O moderador aproveitou a oportunidade para sublinhar a importância de eventos como o Correntes d’Escritas, “um encontro de família, que todos os anos recebe caras novas”, principalmente em tempos como os que vivemos, marcados por atentados às liberdades humanas.

José Gardeazabal, primeiro escritor a tomar a palavra, considera a literatura fundamental para combater o totalitarismo e o maniqueísmo, que têm como objectivo “reduzir as palavras e, simultaneamente, a liberdade”.

A palavra, para o romancista, dramaturgo e poeta lisboeta, é “herói da democracia, porque faz acreditar, discutir e duvidar”. As obras clássicas de literatura, segundo o autor, comprovam esta ideia, pois “nunca são lidas, mas sempre relidas e é esta releitura que permite o pluralismo e o debate entre vivos e mortos”.

José Luís Peixoto, que entende a liberdade como um dos grandes valores da literatura, caracterizou a mesma como “um horizonte que nunca se consegue atingir absolutamente”.

O autor de literatura portuguesa contemporânea considera que o inimigo da liberdade pode ser o próprio individuo, através da autocensura, o que representa “ um desafio intelectual, de ultrapassar as restrições que colocamos a nós mesmos, porque estas levam ao perigo da autojustificação, ao comprometimento com determinadas ideias, de tal forma que acabamos por fechar a nossa identidade e assumimos que não podemos mudar e pensar de outro modo”.

Para atingir a liberdade, a escrita não deve ser imparcial, porque “a imparcialidade é uma ilusão e a literatura tem de nascer de convicções, não deve pedir desculpa e deve definir uma perspectiva de análise sustentada em todos os temas”, concluiu.

Ativista, preso político no Chile, refugiado e exilado, Luís Sepúlveda rapidamente captou a atenção da plateia do Cine-Teatro Garrett.
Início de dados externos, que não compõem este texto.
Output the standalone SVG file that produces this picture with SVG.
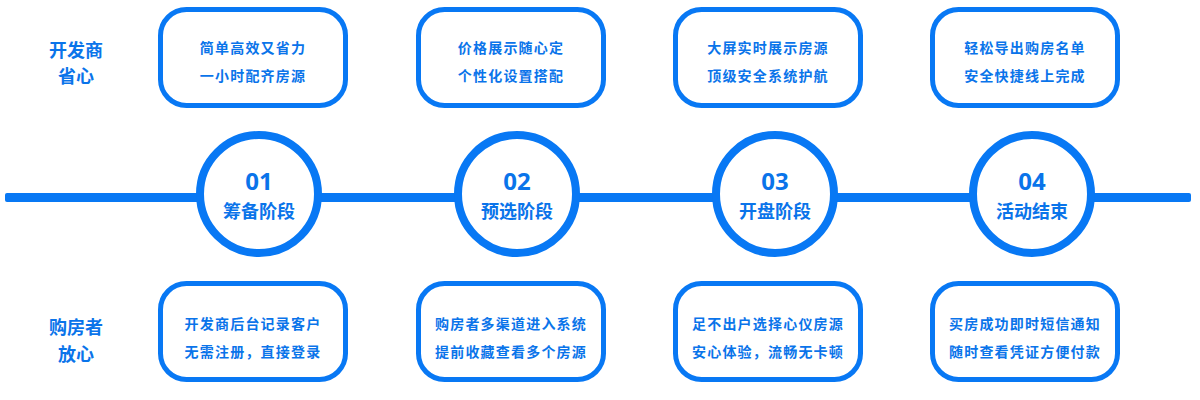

O escritor citou o grande clássico de cinema norte-americano Spartacus, com Kirk Douglas no papel principal, para apresentar uma alegoria fortíssima à liberdade: “no final da película, o legionário pergunta aos escravos quem é afinal Spartacus e, um por um, todos dizem «eu sou Spartacus». Eles fazem-no reconhecendo que desta forma estariam a assinar a sua condenação à morte, mas dão esse passo necessário porque é o preço a pagar pela liberdade, ainda que não viessem a usufruir dela”.

O jornalista e escritor chileno definiu a liberdade como “a suprema aspiração de um homem e a síntese perfeita de tudo o que se pode alcançar” e, simultaneamente, “uma soma de direitos durissimamente conquistados, que não tem solidez nem envergadura”.

Num momento de luta pelo entendimento e preservação do valor da palavra liberdade, Luís Sepúlveda fez um paralelismo com “alguns dos piores momentos da nossa história, em que grandes pensadores refletiram sobre a facilidade de nos esquecermos como ela era, se é que alguma vez a vimos”.

Indo de encontro a esta ideia, Marta Orriols manifestou o seu pesar por “vivermos tempos em que se erguem muros e fronteiras”, ressalvando que encontros de partilha como o Correntes d’Escritas são “essenciais”, porque propiciam “esta pureza infantil de nos sentarmos, lermos e nos compreendermos, em tempos tão revoltos”.

A catalã, historiadora de arte de formação, considera que “o poder da palavra é a única ferramenta para podermos alcançar a liberdade e para contar o que tem de ser dito, porque a literatura existe para provocar perguntas e ajudar a compreender melhor o ser humano”.

“Num mundo que coloca rótulos, a escrita é a ferramenta essencial para terminar com as verdades absolutas, que não nos levam a lado nenhum”, sublinhou a autora.

Na última intervenção da Mesa, Paula Lobato de Faria destacou a importância que este tema teve para a sua escrita, pois escreveu o livro A Imaculada “para vingar a falta de liberdade da minha mãe, forçada a casar com um homem que não amava e a carregar consigo uma carga de frustração enorme, em tempos de ditadura”.

“De seguida, vinguei o nosso país e vinguei toda uma geração que foi combater para as antigas colónias, num tempo em que dois jovens foram presos por sete anos, em 1961, apenas por darem vivas à liberdade numa esplanada”, acrescentou Paula Lobato de Faria, que acredita que “isto pode voltar a acontecer um dia”, mas que será sempre livre nos seus livros.